Have a very Merry Christmas guys, and please, stay warm, dry and safe this week.
I feel like all I'm doing lately is calling for esoteric or hard-to-find ingredients, but trust me when I tell you not to substitute plain old dark brown sugar here. You might be able to get away with going half and half, but you really need at least some muscovado sugar for the right depth of flavor, and it should hopefully be easy enough for you to track down at a well-stocked grocer. The other thing you might want to try, if you're so inclined, is to add a handful of nuts - pecans or walnuts, lightly toasted of course, strike me as a particularly good match; just fold them in right before you pour the mixture in the pan to cool. And don't let me scare you with my tales of spectacular failures making fudge in my younger days - if you're careful to not reintroduce any sugar crystals after the rest of the sugar has dissolved (by washing down the pot and spoon), you'll have no problems at all.
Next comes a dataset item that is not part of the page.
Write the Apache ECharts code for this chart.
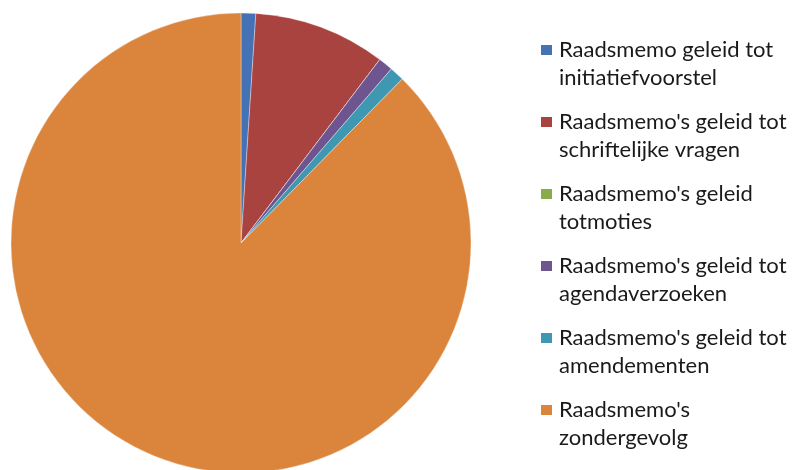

Yield: about 64 1-inch pieces (recipe can easily be doubled)
Source: adapted from Delicious Magazine
1/2 cup (1 stick/120g) butter
1 lb (450g) dark muscovado sugar (you'll sometimes find it masquerading under the name 'molasses sugar')
1 cup (250ml) evaporated milk
1/3 cup (80ml) water
flaky sea salt, such as Maldon or Fleur de Sel
1 teaspoon vanilla extract
special equipment: a candy thermometer and waxed paper
Lightly grease an 8-inch (20cm) square pan and line with waxed paper, leaving an inch or so hanging over two opposite ends.
Melt the butter in a large heavy-based saucepan over medium heat. Add the sugar, milk, water and a generous pinch of salt and stir until the sugar has completely dissolved. Take a wet pastry brush and wash any sugar crystals down from the sides of the pan. Wash your spoon as well. Turn the heat up and boil the mixture vigorously, stirring every now and then and washing down the sides of the pan a couple more times, for about half an hour, until the mixture reaches 235-240F (113-116C) on a candy thermometer (the soft-ball stage). To test, take the pan off the heat and drop a small blob of the mixture into a bowl of cold water. It should be firm but still malleable.
Take the pan off the heat and immediately plunge the bottom into a bowl of ice water to stop the cooking. Remove the pan from the ice water and set it aside to cool undisturbed. When the bottom of the pan is cool enough that you can hold your hand against it, start stirring the fudge with a wooden spoon. Keep stirring until the mixture thickens, loses its shine, and begins to sound almost gritty against the pan base. Quickly stir in the vanilla and pour into the prepared pan. Smooth the top and sprinkle with a couple more pinches of salt. When completely cool, remove from the pan, cut into 1-inch squares (or whatever size you want), and wrap each one in a piece of waxed paper for storage. Store in an airtight container at room temperature.